Exercise brief: In this exercise, return the whole listing exactly, excluding any images.

━━━━━━━━

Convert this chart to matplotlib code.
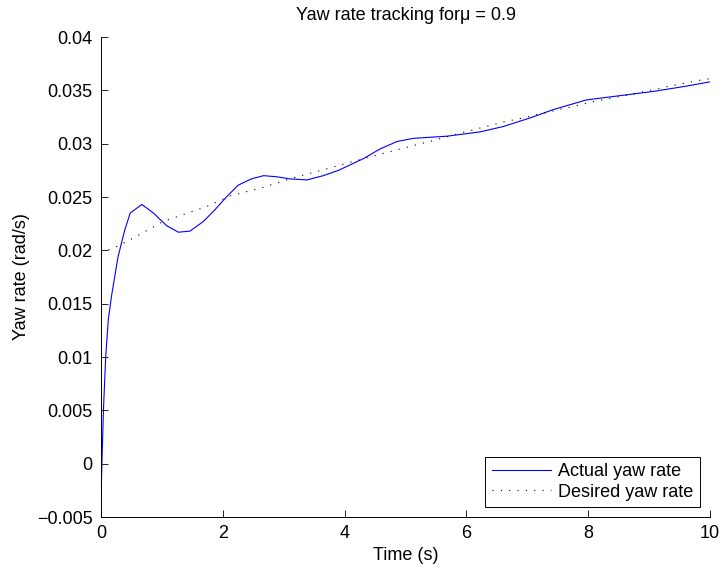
import matplotlib
matplotlib.use('Agg')
import matplotlib.pyplot as plt

plt.rcParams['font.family'] = ['Liberation Sans', 'DejaVu Sans']
plt.rcParams['axes.unicode_minus'] = True

# actual yaw rate
t_act = [0, 0.01, 0.025, 0.04, 0.077, 0.12, 0.175, 0.28, 0.39, 0.48, 0.67, 0.86,
         1.08, 1.27, 1.46, 1.68, 1.87, 2.06, 2.25, 2.47, 2.67, 2.88, 3.1, 3.38,
         3.65, 3.9, 4.31, 4.58, 4.86, 5.13, 5.68, 6.22, 6.6, 7.04, 7.43, 7.97,
         8.52, 9.07, 9.62, 10.0]
r_act = [-0.0045, -0.001, 0.002, 0.005, 0.010, 0.0135, 0.0158, 0.0194, 0.0219,
         0.0235, 0.0243, 0.0235, 0.0223, 0.0217, 0.0218, 0.0227, 0.0238, 0.0250,
         0.0261, 0.0267, 0.0270, 0.0269, 0.0267, 0.0266, 0.0270, 0.0275, 0.0286,
         0.0295, 0.0302, 0.0305, 0.0307, 0.0311, 0.0316, 0.0324, 0.0332, 0.0341,
         0.0345, 0.0349, 0.0354, 0.0358]

# desired yaw rate
t_des = [0, 0.1, 0.24, 0.48, 1.02, 1.73, 2.12, 2.66, 3.1, 3.87, 4.25, 4.64, 5.05,
         5.46, 5.84, 6.25, 6.66, 6.92, 7.45, 8.14, 8.69, 9.34, 9.88, 10.0]
r_des = [0.0197, 0.0200, 0.0203, 0.0210, 0.0227, 0.0241, 0.0251, 0.0259, 0.0267,
         0.0279, 0.0285, 0.0291, 0.0297, 0.0303, 0.0309, 0.0315, 0.0321, 0.0324,
         0.0331, 0.0340, 0.0346, 0.0354, 0.0360, 0.0361]

xticks = [0, 2, 4, 6, 8, 10]
yticks = [-0.005, 0, 0.005, 0.01, 0.015, 0.02, 0.025, 0.03, 0.035, 0.04]
yticklabels = ['\u22120.005', '0', '0.005', '0.01', '0.015', '0.02', '0.025',
               '0.03', '0.035', '0.04']

fs = 13
fig = plt.figure(figsize=(7.21, 5.70), dpi=100)
ax = fig.add_axes([101/721, 53/570, 609/721, 480/570])

ax.plot(t_act, r_act, color=(0, 0, 1), linewidth=0.8, label='Actual yaw rate')
ax.plot(t_des, r_des, color='black', linewidth=0.8, linestyle=(0, (1, 6.5)),
        label='Desired yaw rate')

ax.set_xlim(0, 10)
ax.set_ylim(-0.005, 0.04)
ax.set_xticks(xticks)
ax.set_xticklabels([str(v) for v in xticks])
ax.set_yticks(yticks)
ax.set_yticklabels(yticklabels)
ax.tick_params(direction='in', length=5, width=0.6, labelsize=fs, pad=6)

ax.spines['top'].set_visible(False)
ax.spines['right'].set_visible(False)
ax.spines['left'].set_linewidth(0.7)
ax.spines['bottom'].set_linewidth(0.7)

ax.set_xlabel('Time (s)', fontsize=fs, labelpad=3)
ax.set_ylabel('Yaw rate (rad/s)', fontsize=fs, labelpad=5)
ax.set_title('Yaw rate tracking for\u03bc = 0.9', fontsize=fs, pad=12)

leg = ax.legend(loc='lower right', fontsize=fs, fancybox=False, framealpha=1,
                edgecolor='black', borderaxespad=0.55, handlelength=3.3,
                handletextpad=0.4, labelspacing=0.2, borderpad=0.35)
leg.get_frame().set_linewidth(0.7)

fig.savefig('out.png', dpi=100)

━━━━━━━━

The result:
Convert this chart to matplotlib code.
import matplotlib
matplotlib.use('Agg')
import matplotlib.pyplot as plt

plt.rcParams['font.family'] = ['Liberation Sans', 'DejaVu Sans']
plt.rcParams['axes.unicode_minus'] = True

# actual yaw rate
t_act = [0, 0.01, 0.025, 0.04, 0.077, 0.12, 0.175, 0.28, 0.39, 0.48, 0.67, 0.86,
         1.08, 1.27, 1.46, 1.68, 1.87, 2.06, 2.25, 2.47, 2.67, 2.88, 3.1, 3.38,
         3.65, 3.9, 4.31, 4.58, 4.86, 5.13, 5.68, 6.22, 6.6, 7.04, 7.43, 7.97,
         8.52, 9.07, 9.62, 10.0]
r_act = [-0.0045, -0.001, 0.002, 0.005, 0.010, 0.0135, 0.0158, 0.0194, 0.0219,
         0.0235, 0.0243, 0.0235, 0.0223, 0.0217, 0.0218, 0.0227, 0.0238, 0.0250,
         0.0261, 0.0267, 0.0270, 0.0269, 0.0267, 0.0266, 0.0270, 0.0275, 0.0286,
         0.0295, 0.0302, 0.0305, 0.0307, 0.0311, 0.0316, 0.0324, 0.0332, 0.0341,
         0.0345, 0.0349, 0.0354, 0.0358]

# desired yaw rate
t_des = [0, 0.1, 0.24, 0.48, 1.02, 1.73, 2.12, 2.66, 3.1, 3.87, 4.25, 4.64, 5.05,
         5.46, 5.84, 6.25, 6.66, 6.92, 7.45, 8.14, 8.69, 9.34, 9.88, 10.0]
r_des = [0.0197, 0.0200, 0.0203, 0.0210, 0.0227, 0.0241, 0.0251, 0.0259, 0.0267,
         0.0279, 0.0285, 0.0291, 0.0297, 0.0303, 0.0309, 0.0315, 0.0321, 0.0324,
         0.0331, 0.0340, 0.0346, 0.0354, 0.0360, 0.0361]

xticks = [0, 2, 4, 6, 8, 10]
yticks = [-0.005, 0, 0.005, 0.01, 0.015, 0.02, 0.025, 0.03, 0.035, 0.04]
yticklabels = ['\u22120.005', '0', '0.005', '0.01', '0.015', '0.02', '0.025',
               '0.03', '0.035', '0.04']

fs = 13
fig = plt.figure(figsize=(7.21, 5.70), dpi=100)
ax = fig.add_axes([101/721, 53/570, 609/721, 480/570])

ax.plot(t_act, r_act, color=(0, 0, 1), linewidth=0.8, label='Actual yaw rate')
ax.plot(t_des, r_des, color='black', linewidth=0.8, linestyle=(0, (1, 6.5)),
        label='Desired yaw rate')

ax.set_xlim(0, 10)
ax.set_ylim(-0.005, 0.04)
ax.set_xticks(xticks)
ax.set_xticklabels([str(v) for v in xticks])
ax.set_yticks(yticks)
ax.set_yticklabels(yticklabels)
ax.tick_params(direction='in', length=5, width=0.6, labelsize=fs, pad=6)

ax.spines['top'].set_visible(False)
ax.spines['right'].set_visible(False)
ax.spines['left'].set_linewidth(0.7)
ax.spines['bottom'].set_linewidth(0.7)

ax.set_xlabel('Time (s)', fontsize=fs, labelpad=3)
ax.set_ylabel('Yaw rate (rad/s)', fontsize=fs, labelpad=5)
ax.set_title('Yaw rate tracking for\u03bc = 0.9', fontsize=fs, pad=12)

leg = ax.legend(loc='lower right', fontsize=fs, fancybox=False, framealpha=1,
                edgecolor='black', borderaxespad=0.55, handlelength=3.3,
                handletextpad=0.4, labelspacing=0.2, borderpad=0.35)
leg.get_frame().set_linewidth(0.7)

fig.savefig('out.png', dpi=100)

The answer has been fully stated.